Even though more Malays have joined the rally this year, their percentage is still shy of 50%. Amanah's previous prediction of at least 30,000 members and supporters showing up at the rally obviously did not materialize. Weak grassroots support among the Malays is a lethal weakness of the opposition.

The Bersih 2.0 roadshow this time took them to many rural areas across the country, but the effects will not show up in a short time. In its stead, this should be seen as part of a long-term plan to reinforce communication with the rural folks in order to bring about the actual changes in future.

Even though Bersih 5 is not going to bring any instant change to the country's politics, its follow-up repercussions should never be played down.

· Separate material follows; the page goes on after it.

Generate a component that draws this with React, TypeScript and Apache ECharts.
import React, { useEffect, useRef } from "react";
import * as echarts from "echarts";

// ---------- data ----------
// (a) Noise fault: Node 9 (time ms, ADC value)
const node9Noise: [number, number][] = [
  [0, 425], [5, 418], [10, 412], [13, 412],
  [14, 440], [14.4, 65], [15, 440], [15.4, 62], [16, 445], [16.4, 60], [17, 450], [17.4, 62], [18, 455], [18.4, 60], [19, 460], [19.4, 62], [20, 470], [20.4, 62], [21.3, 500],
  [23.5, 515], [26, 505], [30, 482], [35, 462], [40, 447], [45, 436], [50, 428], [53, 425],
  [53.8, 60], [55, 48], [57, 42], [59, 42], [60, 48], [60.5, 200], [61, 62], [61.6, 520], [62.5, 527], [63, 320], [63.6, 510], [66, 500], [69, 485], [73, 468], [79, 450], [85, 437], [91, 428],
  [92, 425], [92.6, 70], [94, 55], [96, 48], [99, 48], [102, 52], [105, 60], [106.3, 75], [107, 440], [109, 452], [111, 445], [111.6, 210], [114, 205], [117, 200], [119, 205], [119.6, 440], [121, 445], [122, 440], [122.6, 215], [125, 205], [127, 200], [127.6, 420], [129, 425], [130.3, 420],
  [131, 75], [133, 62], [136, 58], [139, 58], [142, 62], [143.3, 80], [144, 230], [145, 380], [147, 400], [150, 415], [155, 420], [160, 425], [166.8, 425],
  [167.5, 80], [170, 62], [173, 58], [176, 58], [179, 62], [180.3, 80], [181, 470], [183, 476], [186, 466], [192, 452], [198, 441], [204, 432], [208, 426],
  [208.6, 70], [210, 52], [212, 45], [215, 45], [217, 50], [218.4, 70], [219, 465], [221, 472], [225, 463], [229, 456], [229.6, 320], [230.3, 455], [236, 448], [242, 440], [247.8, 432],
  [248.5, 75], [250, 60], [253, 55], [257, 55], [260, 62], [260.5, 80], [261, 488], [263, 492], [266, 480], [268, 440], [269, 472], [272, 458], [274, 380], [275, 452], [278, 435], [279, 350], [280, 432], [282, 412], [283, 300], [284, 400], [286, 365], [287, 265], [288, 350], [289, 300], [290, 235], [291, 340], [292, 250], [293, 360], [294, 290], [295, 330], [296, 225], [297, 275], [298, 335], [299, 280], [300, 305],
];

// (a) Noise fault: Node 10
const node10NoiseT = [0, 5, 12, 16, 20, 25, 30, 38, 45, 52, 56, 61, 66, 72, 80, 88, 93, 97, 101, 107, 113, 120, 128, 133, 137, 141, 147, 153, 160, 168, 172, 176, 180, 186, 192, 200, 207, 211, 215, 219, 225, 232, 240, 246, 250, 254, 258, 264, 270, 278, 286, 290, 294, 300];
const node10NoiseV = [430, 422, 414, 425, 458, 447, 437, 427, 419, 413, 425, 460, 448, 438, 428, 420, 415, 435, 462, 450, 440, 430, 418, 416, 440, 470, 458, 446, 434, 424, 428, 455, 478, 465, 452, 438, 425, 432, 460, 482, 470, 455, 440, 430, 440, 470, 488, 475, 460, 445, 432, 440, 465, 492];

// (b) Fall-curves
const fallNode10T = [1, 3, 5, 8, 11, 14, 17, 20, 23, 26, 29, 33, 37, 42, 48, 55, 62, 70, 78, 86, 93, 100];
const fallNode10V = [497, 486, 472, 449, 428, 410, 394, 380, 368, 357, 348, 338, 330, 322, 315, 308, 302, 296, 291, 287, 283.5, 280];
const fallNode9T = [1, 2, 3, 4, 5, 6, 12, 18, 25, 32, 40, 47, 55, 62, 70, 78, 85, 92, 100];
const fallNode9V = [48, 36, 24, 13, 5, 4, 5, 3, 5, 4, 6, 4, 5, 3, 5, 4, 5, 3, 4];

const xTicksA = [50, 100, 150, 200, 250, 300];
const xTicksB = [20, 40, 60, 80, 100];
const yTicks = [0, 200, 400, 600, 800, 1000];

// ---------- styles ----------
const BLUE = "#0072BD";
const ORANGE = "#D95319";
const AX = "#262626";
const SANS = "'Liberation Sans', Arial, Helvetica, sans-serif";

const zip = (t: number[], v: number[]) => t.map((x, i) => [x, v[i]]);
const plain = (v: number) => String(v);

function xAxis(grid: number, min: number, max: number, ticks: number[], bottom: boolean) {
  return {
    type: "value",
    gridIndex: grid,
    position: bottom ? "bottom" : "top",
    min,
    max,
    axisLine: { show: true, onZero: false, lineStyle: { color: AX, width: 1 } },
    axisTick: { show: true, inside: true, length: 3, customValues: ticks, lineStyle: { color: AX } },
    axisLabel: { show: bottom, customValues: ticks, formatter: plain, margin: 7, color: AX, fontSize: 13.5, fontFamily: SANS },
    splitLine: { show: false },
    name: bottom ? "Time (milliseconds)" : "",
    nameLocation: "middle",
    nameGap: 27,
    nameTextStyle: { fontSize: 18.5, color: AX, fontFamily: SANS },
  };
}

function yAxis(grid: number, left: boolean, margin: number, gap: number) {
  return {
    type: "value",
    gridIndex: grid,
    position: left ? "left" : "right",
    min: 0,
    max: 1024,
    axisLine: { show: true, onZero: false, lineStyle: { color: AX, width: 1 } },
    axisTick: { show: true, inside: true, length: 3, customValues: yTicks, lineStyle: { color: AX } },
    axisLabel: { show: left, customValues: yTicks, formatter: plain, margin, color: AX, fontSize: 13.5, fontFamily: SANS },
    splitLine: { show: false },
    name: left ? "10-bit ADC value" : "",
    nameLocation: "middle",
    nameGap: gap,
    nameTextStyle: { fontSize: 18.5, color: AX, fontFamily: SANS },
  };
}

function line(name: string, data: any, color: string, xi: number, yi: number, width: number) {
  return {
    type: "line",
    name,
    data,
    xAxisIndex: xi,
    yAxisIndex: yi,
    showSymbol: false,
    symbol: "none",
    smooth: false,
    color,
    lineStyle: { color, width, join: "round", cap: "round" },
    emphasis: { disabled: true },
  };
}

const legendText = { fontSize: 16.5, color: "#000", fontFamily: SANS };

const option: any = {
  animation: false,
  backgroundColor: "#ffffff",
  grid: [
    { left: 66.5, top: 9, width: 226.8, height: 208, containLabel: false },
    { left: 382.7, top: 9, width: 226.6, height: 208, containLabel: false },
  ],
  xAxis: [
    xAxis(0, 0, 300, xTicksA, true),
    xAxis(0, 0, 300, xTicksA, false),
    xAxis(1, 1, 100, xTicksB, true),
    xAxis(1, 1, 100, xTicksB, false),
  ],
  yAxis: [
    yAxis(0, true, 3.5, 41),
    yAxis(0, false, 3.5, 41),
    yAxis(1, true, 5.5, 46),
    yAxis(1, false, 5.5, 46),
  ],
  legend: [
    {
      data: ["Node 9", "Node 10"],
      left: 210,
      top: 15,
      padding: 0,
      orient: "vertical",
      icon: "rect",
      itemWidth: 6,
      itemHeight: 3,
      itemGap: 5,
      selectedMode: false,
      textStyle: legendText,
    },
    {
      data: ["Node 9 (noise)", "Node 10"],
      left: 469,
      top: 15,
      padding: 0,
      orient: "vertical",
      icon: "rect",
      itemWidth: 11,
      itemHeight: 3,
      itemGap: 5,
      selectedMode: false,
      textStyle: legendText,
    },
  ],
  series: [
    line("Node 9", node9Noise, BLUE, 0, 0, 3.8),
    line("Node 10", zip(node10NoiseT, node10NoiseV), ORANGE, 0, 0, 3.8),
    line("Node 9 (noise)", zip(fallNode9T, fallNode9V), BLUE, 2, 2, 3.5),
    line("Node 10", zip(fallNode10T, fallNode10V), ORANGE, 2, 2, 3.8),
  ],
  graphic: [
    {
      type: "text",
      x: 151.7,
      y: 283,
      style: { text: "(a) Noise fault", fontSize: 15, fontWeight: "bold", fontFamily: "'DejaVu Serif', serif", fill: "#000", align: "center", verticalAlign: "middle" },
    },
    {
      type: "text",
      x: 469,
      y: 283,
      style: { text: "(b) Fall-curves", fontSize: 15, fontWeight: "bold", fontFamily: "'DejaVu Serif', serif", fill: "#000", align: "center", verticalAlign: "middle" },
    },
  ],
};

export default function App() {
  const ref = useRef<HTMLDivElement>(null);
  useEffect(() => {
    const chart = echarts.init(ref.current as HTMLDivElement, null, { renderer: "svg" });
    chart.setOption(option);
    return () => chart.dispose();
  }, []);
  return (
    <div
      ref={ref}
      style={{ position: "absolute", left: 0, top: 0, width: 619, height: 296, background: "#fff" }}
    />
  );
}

First and foremost, the police detained 24 people before and during the rally, in particular Maria Chin Abdullah who is being detained under SOSMA, showing that BN will do everything to draw a distinct line between itself and the civil society.

Najib did offer some positive responses after Bersih 2 rally in 2011, but after the 1MDB and political donation scandals came to light and after the government decided to harden its stance, the door to win back the support of urban and young voters is now officially closed. This dilemma will only deepen following the government's hardline attitude towards Bersih 5.

Secondly, Umno finds itself more and more in need of and indebted to PAS after the twin by-elections in Sungai Besar and Kuala Kangsar as well as Bersih 4 and 5 rallies. The Islamist party must be "rewarded" in order to retain such goodwill. The conservatization of the government's stand will only spell more troubles for both MCA and Gerakan.

The pressure exerted by Bersih 5 rally will further accentuate the confrontational mood, making any turnaround impossible.